[Written task] Gather every line below where "that" appears.

[Supplied records]
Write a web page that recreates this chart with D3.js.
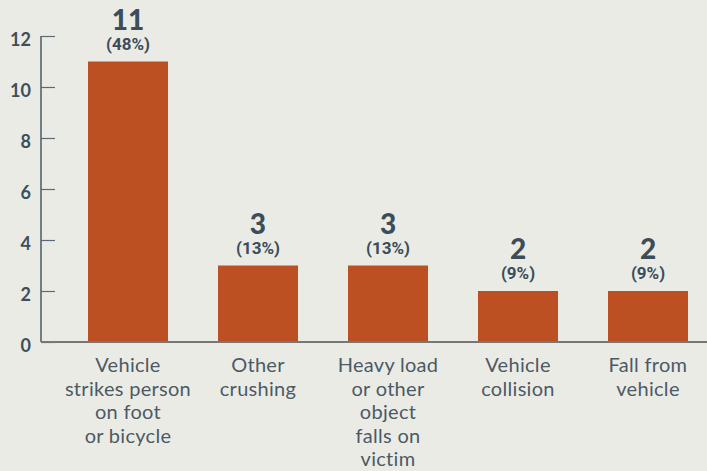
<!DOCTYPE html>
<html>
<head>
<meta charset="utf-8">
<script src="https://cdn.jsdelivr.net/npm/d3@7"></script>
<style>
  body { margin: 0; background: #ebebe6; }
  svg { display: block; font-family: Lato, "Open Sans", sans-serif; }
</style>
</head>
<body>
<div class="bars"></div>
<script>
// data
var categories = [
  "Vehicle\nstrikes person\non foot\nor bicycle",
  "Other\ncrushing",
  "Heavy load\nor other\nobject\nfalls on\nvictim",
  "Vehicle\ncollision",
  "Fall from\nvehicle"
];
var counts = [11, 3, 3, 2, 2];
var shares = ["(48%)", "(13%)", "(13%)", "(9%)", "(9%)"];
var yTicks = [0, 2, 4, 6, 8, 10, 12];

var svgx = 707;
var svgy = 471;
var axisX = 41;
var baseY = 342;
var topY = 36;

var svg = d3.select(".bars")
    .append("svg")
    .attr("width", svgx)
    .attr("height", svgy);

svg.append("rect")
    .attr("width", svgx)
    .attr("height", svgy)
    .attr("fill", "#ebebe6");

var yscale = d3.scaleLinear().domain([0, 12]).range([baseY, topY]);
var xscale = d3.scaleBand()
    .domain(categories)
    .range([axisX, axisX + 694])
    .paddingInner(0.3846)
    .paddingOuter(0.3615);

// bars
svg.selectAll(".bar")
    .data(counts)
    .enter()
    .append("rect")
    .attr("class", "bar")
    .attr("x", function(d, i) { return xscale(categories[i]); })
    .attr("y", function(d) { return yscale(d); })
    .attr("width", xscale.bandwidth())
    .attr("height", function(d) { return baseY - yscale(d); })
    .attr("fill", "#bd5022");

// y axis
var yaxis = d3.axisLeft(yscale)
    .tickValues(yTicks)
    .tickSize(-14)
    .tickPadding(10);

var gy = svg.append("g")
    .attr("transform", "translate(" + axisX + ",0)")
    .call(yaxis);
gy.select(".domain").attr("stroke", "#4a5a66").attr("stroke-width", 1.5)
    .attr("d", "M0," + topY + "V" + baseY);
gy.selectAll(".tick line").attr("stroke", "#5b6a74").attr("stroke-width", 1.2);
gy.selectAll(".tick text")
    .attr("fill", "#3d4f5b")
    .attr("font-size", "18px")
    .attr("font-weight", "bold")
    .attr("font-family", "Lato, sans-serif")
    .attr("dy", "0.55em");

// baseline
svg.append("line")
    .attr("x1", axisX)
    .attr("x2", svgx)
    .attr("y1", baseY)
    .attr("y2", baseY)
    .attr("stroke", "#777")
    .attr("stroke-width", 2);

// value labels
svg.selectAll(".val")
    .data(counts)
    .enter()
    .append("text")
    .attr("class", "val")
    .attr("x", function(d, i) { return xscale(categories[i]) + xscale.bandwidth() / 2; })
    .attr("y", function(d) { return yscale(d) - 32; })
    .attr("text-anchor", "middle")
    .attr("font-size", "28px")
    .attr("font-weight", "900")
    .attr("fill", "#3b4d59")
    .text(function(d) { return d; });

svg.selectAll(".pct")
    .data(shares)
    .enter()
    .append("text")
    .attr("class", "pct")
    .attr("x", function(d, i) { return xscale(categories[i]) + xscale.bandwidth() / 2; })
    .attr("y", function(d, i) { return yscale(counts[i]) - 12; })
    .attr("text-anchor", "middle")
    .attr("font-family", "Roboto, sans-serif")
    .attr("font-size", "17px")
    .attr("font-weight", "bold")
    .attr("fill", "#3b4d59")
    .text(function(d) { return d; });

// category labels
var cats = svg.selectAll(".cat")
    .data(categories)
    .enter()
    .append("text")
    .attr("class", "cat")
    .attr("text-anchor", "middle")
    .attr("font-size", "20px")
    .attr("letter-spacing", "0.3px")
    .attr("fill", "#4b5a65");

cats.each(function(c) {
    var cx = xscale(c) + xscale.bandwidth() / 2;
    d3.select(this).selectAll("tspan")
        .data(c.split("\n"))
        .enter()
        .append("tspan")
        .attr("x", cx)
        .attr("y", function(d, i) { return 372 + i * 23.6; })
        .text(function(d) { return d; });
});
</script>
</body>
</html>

...

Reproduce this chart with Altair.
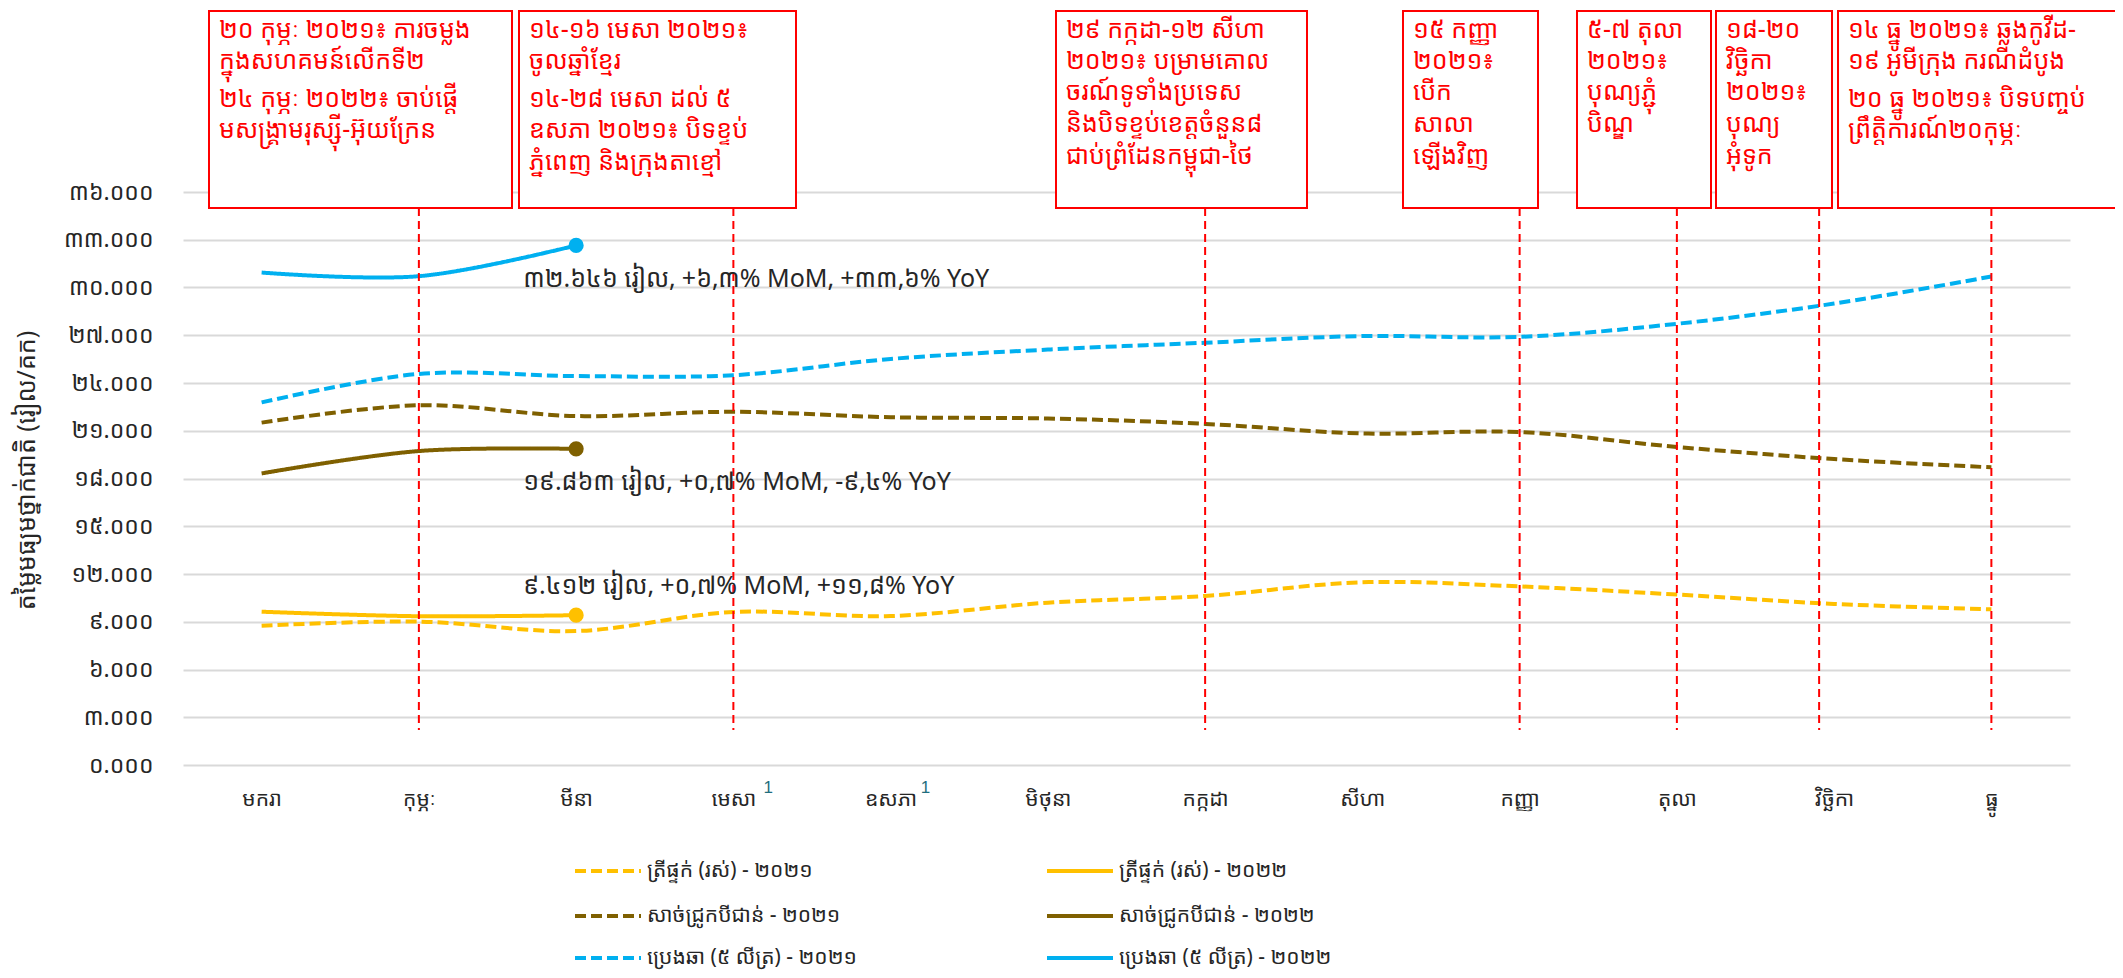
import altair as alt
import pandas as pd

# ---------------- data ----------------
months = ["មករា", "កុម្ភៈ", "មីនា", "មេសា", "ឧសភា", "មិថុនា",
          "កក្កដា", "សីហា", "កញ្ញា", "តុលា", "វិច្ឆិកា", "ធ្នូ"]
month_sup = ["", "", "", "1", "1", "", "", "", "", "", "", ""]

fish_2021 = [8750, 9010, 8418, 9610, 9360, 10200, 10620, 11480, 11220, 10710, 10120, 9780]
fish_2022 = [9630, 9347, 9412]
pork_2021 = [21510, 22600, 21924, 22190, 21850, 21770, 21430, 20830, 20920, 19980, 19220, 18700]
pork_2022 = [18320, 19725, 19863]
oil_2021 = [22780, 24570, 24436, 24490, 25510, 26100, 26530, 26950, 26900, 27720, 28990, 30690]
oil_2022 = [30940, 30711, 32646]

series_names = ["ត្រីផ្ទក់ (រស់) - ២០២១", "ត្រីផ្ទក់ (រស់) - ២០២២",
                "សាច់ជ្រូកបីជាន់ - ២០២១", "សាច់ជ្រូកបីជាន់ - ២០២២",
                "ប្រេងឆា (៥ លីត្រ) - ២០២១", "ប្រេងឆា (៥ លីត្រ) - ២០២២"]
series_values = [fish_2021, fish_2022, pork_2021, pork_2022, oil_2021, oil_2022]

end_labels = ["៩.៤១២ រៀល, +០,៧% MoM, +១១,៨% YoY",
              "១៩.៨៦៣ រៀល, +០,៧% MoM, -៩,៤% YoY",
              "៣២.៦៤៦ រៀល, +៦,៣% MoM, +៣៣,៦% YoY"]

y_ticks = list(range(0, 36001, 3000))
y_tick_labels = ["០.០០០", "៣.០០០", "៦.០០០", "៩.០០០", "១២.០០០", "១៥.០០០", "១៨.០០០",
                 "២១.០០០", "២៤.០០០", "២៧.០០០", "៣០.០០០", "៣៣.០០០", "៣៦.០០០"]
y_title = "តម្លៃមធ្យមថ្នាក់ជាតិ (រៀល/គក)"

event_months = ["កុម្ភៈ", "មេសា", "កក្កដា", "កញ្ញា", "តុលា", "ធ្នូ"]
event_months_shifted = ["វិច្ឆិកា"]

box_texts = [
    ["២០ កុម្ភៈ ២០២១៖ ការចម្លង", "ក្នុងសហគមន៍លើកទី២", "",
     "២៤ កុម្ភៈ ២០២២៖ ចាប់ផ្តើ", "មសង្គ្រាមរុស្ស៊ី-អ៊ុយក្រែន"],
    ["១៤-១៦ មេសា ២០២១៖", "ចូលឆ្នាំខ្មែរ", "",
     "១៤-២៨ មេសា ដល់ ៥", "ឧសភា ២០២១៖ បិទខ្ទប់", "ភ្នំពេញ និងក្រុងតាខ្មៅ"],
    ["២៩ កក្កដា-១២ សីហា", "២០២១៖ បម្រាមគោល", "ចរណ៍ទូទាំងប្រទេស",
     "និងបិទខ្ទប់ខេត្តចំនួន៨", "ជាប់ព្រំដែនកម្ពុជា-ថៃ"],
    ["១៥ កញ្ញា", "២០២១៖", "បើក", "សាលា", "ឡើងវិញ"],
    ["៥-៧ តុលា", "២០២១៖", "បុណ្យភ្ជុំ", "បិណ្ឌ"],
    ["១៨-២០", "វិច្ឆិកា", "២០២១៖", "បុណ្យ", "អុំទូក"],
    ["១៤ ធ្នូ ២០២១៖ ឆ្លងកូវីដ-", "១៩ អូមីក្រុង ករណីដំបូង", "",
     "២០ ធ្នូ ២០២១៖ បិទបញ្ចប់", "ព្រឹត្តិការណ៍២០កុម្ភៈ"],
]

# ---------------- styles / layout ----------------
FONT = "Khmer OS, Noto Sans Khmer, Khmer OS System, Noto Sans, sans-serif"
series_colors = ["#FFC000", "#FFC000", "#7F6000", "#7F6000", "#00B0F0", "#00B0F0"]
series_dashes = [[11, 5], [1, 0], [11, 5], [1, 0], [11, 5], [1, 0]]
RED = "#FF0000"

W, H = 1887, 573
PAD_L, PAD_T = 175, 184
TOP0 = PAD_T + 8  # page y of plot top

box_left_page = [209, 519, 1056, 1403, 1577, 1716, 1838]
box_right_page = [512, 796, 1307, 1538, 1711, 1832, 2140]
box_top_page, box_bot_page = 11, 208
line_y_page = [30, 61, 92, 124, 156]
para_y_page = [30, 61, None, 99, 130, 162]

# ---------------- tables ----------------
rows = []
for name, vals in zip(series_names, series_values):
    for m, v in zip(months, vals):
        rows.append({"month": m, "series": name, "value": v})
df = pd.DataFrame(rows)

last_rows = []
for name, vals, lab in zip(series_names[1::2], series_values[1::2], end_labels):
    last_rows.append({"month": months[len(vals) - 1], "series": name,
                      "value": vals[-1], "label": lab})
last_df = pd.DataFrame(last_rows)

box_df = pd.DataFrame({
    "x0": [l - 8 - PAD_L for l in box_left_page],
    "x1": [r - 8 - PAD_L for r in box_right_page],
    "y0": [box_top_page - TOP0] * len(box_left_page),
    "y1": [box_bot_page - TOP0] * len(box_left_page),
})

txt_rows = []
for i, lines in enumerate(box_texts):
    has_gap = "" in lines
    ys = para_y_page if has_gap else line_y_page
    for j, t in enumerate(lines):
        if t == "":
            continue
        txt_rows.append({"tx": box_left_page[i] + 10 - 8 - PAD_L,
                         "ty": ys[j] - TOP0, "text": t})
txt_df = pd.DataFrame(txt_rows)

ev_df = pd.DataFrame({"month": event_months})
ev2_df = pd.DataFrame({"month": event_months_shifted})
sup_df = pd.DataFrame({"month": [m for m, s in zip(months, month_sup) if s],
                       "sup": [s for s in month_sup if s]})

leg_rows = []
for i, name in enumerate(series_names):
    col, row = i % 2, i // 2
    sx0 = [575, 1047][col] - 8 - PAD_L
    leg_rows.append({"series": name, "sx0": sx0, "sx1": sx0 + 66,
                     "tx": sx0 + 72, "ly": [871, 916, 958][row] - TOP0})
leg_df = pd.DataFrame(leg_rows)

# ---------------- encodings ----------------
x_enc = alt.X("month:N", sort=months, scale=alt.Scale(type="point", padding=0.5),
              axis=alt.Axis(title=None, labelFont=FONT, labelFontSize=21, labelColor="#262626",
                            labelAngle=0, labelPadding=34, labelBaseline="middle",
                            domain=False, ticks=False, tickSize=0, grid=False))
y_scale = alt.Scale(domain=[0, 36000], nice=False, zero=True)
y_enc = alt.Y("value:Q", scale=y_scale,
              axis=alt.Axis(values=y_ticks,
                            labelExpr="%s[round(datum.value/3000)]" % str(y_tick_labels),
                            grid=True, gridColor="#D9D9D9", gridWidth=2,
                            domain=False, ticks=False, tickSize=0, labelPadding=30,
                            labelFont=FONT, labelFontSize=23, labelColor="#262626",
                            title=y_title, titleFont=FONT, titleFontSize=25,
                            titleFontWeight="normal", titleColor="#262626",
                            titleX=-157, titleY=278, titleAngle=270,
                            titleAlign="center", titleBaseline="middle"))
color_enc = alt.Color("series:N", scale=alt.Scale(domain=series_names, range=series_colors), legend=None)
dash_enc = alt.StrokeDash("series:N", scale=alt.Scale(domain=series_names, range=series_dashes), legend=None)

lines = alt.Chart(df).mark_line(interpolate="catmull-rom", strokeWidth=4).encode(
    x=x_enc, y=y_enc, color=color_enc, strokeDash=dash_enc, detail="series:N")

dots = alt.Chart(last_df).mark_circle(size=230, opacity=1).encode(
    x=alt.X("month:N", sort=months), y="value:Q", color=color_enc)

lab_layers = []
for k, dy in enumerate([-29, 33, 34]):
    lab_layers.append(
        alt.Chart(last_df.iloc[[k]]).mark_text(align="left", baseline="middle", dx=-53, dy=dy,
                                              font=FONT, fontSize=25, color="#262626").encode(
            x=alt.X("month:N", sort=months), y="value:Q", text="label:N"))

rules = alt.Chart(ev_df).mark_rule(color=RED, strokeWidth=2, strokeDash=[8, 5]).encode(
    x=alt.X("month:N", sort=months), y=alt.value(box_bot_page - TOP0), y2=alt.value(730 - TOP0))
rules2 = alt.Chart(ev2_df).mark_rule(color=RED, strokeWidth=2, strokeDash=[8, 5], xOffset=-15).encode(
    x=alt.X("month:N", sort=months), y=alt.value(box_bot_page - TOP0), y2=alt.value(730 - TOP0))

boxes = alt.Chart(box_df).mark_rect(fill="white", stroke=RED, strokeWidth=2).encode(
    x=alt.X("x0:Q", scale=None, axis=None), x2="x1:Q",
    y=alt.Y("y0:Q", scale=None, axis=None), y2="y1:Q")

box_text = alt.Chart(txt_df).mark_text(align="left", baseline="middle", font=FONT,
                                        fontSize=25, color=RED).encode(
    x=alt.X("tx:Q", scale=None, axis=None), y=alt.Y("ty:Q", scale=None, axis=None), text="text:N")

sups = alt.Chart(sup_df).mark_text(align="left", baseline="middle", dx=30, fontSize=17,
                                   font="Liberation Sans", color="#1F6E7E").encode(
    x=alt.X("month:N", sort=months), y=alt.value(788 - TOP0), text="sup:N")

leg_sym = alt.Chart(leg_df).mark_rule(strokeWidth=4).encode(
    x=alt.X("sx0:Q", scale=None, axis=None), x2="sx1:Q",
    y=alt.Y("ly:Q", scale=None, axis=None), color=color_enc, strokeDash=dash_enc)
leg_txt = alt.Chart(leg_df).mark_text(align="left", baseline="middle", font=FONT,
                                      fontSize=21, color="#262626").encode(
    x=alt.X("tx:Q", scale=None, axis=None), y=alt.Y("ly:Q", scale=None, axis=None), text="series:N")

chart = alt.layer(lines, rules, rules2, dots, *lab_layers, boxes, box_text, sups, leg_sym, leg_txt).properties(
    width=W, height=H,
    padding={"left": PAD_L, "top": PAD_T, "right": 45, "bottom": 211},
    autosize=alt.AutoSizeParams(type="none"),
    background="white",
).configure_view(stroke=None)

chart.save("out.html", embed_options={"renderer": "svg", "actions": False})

==

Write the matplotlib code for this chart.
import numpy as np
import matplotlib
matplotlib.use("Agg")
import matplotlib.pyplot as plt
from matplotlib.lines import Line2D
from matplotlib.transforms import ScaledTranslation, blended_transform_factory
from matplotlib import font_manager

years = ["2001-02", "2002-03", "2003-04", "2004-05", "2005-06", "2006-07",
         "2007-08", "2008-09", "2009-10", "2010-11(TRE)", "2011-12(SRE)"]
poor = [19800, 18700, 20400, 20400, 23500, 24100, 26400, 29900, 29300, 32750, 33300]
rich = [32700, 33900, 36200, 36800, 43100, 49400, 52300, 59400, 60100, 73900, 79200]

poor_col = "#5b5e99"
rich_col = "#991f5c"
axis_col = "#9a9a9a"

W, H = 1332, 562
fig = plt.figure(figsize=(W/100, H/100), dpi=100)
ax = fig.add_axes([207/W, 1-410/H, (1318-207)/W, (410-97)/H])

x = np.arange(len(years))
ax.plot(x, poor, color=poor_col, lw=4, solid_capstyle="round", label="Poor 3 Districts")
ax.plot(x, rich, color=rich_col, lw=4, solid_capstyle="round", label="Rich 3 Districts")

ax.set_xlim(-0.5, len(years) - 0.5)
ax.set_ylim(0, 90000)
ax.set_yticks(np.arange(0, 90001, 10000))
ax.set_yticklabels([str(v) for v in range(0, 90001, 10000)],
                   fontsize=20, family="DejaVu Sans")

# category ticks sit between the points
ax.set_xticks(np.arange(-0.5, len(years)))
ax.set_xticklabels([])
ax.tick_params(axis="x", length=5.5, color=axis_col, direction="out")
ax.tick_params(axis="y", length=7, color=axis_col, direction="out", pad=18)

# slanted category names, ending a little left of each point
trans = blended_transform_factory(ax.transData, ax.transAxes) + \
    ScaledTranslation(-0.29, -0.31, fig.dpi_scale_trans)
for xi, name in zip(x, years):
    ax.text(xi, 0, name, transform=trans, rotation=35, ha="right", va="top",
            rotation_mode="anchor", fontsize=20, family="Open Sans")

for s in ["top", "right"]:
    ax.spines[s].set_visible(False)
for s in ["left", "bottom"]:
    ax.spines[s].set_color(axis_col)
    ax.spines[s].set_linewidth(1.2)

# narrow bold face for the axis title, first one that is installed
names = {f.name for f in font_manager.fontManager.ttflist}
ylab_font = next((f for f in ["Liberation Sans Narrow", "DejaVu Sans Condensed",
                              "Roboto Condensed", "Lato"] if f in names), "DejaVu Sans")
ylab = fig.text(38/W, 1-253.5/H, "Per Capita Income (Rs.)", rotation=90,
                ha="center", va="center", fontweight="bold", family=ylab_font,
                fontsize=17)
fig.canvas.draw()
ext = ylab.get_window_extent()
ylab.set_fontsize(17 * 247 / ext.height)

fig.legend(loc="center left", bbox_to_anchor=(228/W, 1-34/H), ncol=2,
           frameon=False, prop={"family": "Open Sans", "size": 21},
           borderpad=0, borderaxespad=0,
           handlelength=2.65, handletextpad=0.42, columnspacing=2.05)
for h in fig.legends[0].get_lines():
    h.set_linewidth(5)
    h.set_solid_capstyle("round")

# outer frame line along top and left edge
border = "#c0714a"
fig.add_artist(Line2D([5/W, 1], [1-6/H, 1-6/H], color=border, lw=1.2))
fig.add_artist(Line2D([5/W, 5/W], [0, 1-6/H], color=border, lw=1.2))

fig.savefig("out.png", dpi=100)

[Written answer]
Write a web page that recreates this chart with D3.js.
# narrow bold face for the axis title, first one that is installed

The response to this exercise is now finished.